◆ Task instructions
Exclude pictures. Extract exactly the lines from the one that contains "Generate a Python" down to the one that contains "import pandas as pd", both included.

◆ Supplied material
============

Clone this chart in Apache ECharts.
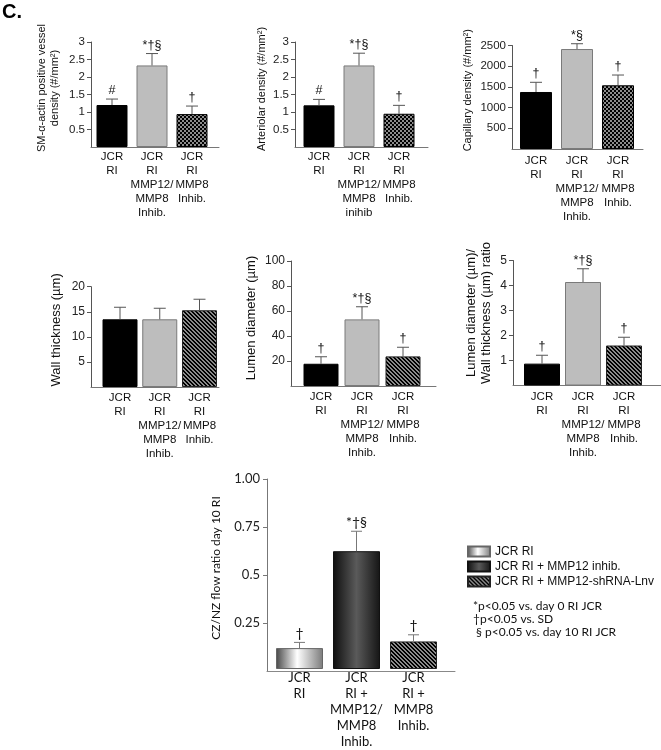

============

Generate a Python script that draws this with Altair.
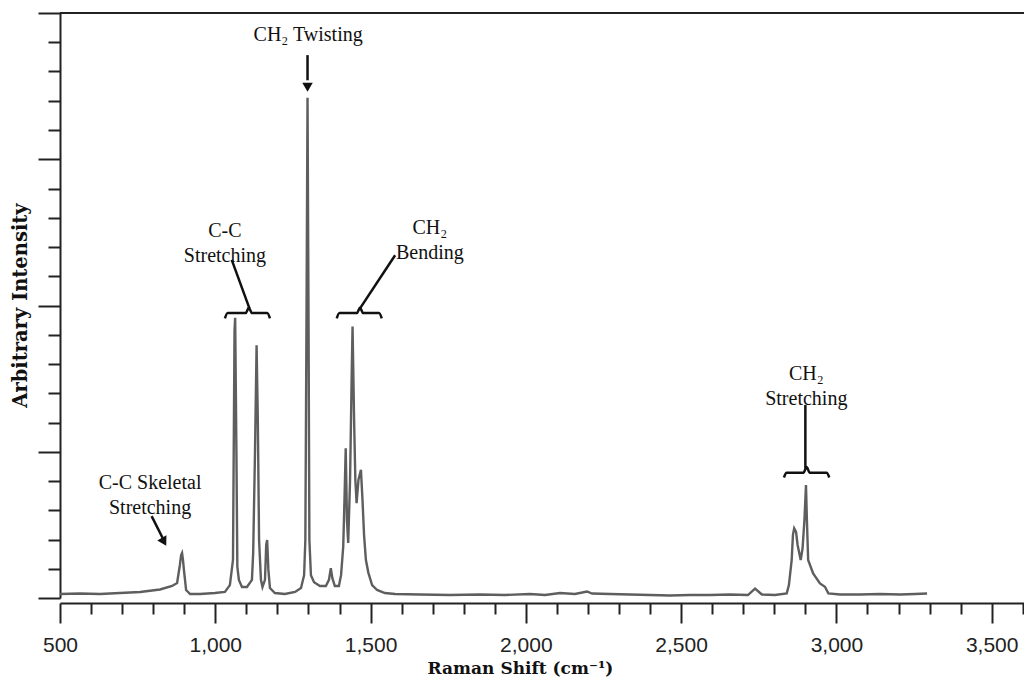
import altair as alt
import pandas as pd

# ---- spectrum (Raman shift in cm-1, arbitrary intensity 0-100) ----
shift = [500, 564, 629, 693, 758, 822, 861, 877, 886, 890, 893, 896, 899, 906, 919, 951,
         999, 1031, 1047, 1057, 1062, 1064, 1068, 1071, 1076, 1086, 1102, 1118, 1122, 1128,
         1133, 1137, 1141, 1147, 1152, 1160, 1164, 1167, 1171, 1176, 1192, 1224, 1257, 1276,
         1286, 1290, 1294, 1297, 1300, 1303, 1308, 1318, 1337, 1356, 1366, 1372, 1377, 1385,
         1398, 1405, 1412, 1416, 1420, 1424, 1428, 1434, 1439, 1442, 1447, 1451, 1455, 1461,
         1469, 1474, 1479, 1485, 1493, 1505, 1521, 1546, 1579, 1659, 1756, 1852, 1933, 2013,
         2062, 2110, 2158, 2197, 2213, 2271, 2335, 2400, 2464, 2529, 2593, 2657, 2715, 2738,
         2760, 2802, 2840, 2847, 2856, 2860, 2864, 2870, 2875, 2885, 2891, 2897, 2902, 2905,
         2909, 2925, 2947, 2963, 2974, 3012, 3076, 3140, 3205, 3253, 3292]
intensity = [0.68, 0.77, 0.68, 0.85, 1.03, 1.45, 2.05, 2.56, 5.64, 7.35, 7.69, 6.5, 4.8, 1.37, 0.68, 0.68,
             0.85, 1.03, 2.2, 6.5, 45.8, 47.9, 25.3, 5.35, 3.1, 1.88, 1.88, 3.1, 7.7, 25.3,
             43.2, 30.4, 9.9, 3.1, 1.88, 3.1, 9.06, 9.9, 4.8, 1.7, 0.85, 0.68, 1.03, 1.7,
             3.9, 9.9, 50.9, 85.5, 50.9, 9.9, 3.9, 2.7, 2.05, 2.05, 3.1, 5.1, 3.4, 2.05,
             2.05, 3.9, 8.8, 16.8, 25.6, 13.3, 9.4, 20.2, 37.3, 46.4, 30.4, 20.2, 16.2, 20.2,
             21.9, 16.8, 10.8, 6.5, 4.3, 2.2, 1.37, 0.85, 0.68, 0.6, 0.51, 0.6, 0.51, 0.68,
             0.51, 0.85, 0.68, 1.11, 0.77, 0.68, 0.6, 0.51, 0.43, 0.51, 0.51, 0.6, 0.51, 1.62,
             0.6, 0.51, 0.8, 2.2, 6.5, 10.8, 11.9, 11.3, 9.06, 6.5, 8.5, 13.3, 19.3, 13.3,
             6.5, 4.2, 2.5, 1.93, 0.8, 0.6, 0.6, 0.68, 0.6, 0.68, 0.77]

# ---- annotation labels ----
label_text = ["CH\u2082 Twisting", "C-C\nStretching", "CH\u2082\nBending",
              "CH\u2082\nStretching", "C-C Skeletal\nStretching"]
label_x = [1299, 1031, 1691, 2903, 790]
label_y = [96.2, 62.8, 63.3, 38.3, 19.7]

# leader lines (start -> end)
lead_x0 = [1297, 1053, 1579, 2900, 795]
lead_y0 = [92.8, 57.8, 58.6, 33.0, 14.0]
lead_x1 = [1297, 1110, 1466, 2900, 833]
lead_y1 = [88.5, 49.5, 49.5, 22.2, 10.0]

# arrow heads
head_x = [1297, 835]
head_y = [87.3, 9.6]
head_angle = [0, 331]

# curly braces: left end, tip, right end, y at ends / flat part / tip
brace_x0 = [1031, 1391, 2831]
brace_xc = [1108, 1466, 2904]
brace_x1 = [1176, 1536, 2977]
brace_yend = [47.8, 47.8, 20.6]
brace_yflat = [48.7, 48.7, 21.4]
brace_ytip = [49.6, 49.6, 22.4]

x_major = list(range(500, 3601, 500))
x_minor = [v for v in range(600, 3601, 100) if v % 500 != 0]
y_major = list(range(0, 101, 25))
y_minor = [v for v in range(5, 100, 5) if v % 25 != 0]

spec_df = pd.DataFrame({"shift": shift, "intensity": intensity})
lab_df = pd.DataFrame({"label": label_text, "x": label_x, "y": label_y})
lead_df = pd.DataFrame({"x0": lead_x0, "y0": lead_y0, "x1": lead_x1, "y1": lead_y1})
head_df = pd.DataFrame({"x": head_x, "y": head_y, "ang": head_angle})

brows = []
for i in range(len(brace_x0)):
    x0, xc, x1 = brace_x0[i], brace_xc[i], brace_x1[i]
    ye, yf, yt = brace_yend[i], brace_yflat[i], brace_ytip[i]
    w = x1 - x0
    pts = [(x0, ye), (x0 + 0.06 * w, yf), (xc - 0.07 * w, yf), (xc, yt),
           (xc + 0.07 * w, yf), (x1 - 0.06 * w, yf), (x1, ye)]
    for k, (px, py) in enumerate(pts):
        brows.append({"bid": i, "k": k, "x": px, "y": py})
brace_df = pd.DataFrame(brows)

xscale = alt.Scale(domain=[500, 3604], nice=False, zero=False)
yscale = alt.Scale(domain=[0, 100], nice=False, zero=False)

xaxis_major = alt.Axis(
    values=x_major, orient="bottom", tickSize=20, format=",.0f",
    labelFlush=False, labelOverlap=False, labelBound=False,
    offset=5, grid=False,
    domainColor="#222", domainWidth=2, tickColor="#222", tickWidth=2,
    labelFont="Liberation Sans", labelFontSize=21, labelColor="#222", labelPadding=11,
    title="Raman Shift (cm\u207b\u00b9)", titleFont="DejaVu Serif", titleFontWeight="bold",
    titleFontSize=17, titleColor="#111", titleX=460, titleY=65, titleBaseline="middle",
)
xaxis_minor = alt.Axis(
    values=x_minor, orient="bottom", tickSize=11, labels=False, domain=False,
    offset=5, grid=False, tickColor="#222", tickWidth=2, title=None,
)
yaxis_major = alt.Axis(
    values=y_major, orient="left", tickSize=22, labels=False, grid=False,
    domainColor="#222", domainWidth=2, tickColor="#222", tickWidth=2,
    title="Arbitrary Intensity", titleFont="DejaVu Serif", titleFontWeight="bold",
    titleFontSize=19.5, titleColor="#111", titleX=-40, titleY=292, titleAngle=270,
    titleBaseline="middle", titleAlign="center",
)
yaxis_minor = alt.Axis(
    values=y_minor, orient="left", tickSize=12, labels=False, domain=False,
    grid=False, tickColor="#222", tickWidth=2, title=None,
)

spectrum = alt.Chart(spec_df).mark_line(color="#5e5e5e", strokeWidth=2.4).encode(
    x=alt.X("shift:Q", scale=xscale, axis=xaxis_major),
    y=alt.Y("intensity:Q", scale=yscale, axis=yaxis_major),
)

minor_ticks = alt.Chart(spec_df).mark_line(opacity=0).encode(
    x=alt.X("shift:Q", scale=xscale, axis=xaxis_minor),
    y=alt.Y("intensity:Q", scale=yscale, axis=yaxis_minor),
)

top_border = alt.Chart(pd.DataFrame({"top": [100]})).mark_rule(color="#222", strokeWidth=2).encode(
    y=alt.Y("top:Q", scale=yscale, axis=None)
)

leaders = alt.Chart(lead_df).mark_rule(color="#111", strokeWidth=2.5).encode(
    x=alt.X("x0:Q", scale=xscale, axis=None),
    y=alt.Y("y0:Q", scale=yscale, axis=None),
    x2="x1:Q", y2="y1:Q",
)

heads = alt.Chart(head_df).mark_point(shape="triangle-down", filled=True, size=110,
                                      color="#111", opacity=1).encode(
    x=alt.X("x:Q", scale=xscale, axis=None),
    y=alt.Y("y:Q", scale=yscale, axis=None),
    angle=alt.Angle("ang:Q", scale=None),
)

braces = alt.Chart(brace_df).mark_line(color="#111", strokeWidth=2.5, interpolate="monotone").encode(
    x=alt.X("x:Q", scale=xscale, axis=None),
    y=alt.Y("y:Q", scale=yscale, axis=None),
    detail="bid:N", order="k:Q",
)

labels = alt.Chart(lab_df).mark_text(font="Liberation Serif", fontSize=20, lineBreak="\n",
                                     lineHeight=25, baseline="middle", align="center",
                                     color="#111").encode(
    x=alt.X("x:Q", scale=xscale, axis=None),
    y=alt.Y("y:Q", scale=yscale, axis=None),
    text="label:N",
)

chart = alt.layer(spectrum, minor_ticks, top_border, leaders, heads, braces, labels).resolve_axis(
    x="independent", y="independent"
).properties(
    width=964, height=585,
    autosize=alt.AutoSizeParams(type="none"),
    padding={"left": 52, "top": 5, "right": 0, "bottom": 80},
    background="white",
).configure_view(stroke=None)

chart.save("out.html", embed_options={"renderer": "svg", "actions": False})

============

◆ Answer for this exercise
Generate a Python script that draws this with Altair.
import altair as alt
import pandas as pd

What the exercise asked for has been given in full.